Présentation de l'éditeur :
The best of Tom Lubbock, one of Britain's most intelligent, outspoken and revelatory art critics, is collected here for the first time.
There are electrifying insights - using Hitchcock's Suspicion to explore the lighting effects in a Zurbarán still life, imagining three short films to tease out the meanings of El Greco's Boy Lighting a Candle - and cool judgements - how Vuillard's genius is confined to a single decade, when he worked at home, why Ingres is really 'an exciting wierdo'.

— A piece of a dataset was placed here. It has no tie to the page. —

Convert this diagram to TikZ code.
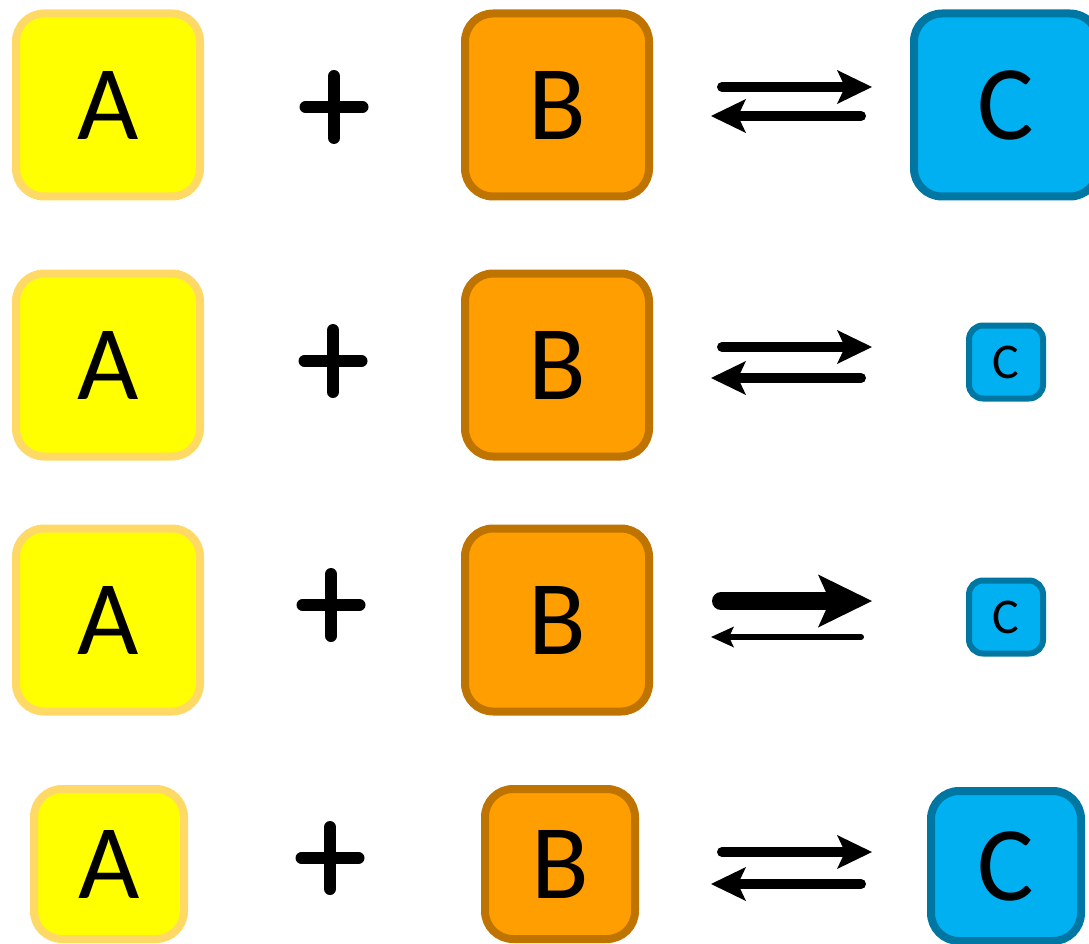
\documentclass[tikz,border=0pt]{standalone}
\usepackage{fontspec}
\setmainfont{Carlito}
\usetikzlibrary{arrows.meta}
\definecolor{aFill}{HTML}{FFFF00}
\definecolor{aLine}{HTML}{FFD966}
\definecolor{bFill}{HTML}{FF9E00}
\definecolor{bLine}{HTML}{BF7300}
\definecolor{cFill}{HTML}{00B0F0}
\definecolor{cLine}{HTML}{0076A3}
\tikzset{
  x=1pt, y=-1pt,
  box/.style={rectangle, rounded corners=28pt, line width=8pt, inner sep=0pt,
    font=\fontsize{106}{110}\selectfont},
  abox/.style={box, fill=aFill, draw=aLine},
  bbox/.style={box, fill=bFill, draw=bLine},
  cbox/.style={box, fill=cFill, draw=cLine},
  big/.style={minimum width=184pt, minimum height=183pt},
  mid/.style={minimum width=150pt, minimum height=150pt},
  smallc/.style={cbox, rounded corners=14pt, line width=6pt, minimum width=74pt, minimum height=73pt,
    font=\fontsize{50}{54}\selectfont},
  plusline/.style={line width=12pt, line cap=round},
  rxn/.style={line width=10pt, line cap=round,
    -{Stealth[length=35pt, width=34pt, inset=8pt, line width=0pt]}},
  rxnthick/.style={line width=18pt, line cap=round,
    -{Stealth[length=54pt, width=53pt, inset=12pt, line width=0pt]}},
  rxnthin/.style={line width=6pt, line cap=round,
    -{Stealth[length=23pt, width=21pt, inset=5pt, line width=0pt]}},
}
\begin{document}
\begin{tikzpicture}
\useasboundingbox (0,0) rectangle (1089,944);
\clip (0,0) rectangle (1089,944);
% row 1
\node[abox, big] (a1) at (108,105) {A};
\node[bbox, big] (b1) at (557,105) {B};
\node[cbox, big] (c1) at (1006,105) {C};
\coordinate (p1) at (334,107);
\draw[plusline] ([xshift=-28.5pt]p1) -- ([xshift=28.5pt]p1);
\draw[plusline] ([yshift=-31pt]p1) -- ([yshift=31pt]p1);
\coordinate (f1s) at (722,87); \coordinate (f1e) at (872,87);
\coordinate (r1s) at (861,116); \coordinate (r1e) at (711,116);
\draw[rxn] (f1s) -- (f1e);
\draw[rxn] (r1s) -- (r1e);
% row 2
\node[abox, big] (a2) at (108,365) {A};
\node[bbox, big] (b2) at (557,365) {B};
\node[smallc] (c2) at (1006,362) {C};
\coordinate (p2) at (333,361);
\draw[plusline] ([xshift=-28.5pt]p2) -- ([xshift=28.5pt]p2);
\draw[plusline] ([yshift=-31pt]p2) -- ([yshift=31pt]p2);
\coordinate (f2s) at (722,347); \coordinate (f2e) at (872,347);
\coordinate (r2s) at (861,378); \coordinate (r2e) at (711,378);
\draw[rxn] (f2s) -- (f2e);
\draw[rxn] (r2s) -- (r2e);
% row 3
\node[abox, big] (a3) at (108,620) {A};
\node[bbox, big] (b3) at (557,620) {B};
\node[smallc] (c3) at (1006,617) {C};
\coordinate (p3) at (331,605);
\draw[plusline] ([xshift=-28.5pt]p3) -- ([xshift=28.5pt]p3);
\draw[plusline] ([yshift=-31pt]p3) -- ([yshift=31pt]p3);
\coordinate (f3s) at (721,601); \coordinate (f3e) at (872,601);
\coordinate (r3s) at (861,637); \coordinate (r3e) at (711,637);
\draw[rxnthick] (f3s) -- (f3e);
\draw[rxnthin] (r3s) -- (r3e);
% row 4
\node[abox, mid] (a4) at (109,864) {A};
\node[bbox, mid] (b4) at (560,864) {B};
\node[cbox, mid] (c4) at (1006,866) {C};
\coordinate (p4) at (330,858);
\draw[plusline] ([xshift=-28.5pt]p4) -- ([xshift=28.5pt]p4);
\draw[plusline] ([yshift=-31pt]p4) -- ([yshift=31pt]p4);
\coordinate (f4s) at (722,852); \coordinate (f4e) at (872,852);
\coordinate (r4s) at (861,884); \coordinate (r4e) at (711,884);
\draw[rxn] (f4s) -- (f4e);
\draw[rxn] (r4s) -- (r4e);
\end{tikzpicture}
\end{document}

Ranging with passionate perspicacity over eight hundred years of Western art, whether it's Giotto's raging vices, Guston's 'slobbish, squidgy' pinks, Géricault's pile of truncated limbs or Gwen John's Girl in a Blue Dress, Tom Lubbock writes with immediacy and authority about the fifty works which most gripped his imagination.
Biographie de l'auteur :
TOM LUBBOCK was chief art critic of the Independent from 1997 until his death in 2011. He wrote long essays for the journal Modern Painters, and won the Hawthorden prize for art criticism in 1993. His collages for the Saturday editions of the Independent between 1999 and 2004 were exhibited to widespread acclaim in 2010 at The Victoria Miro Gallery, London.
Laura Cumming is the art critic of the Observer.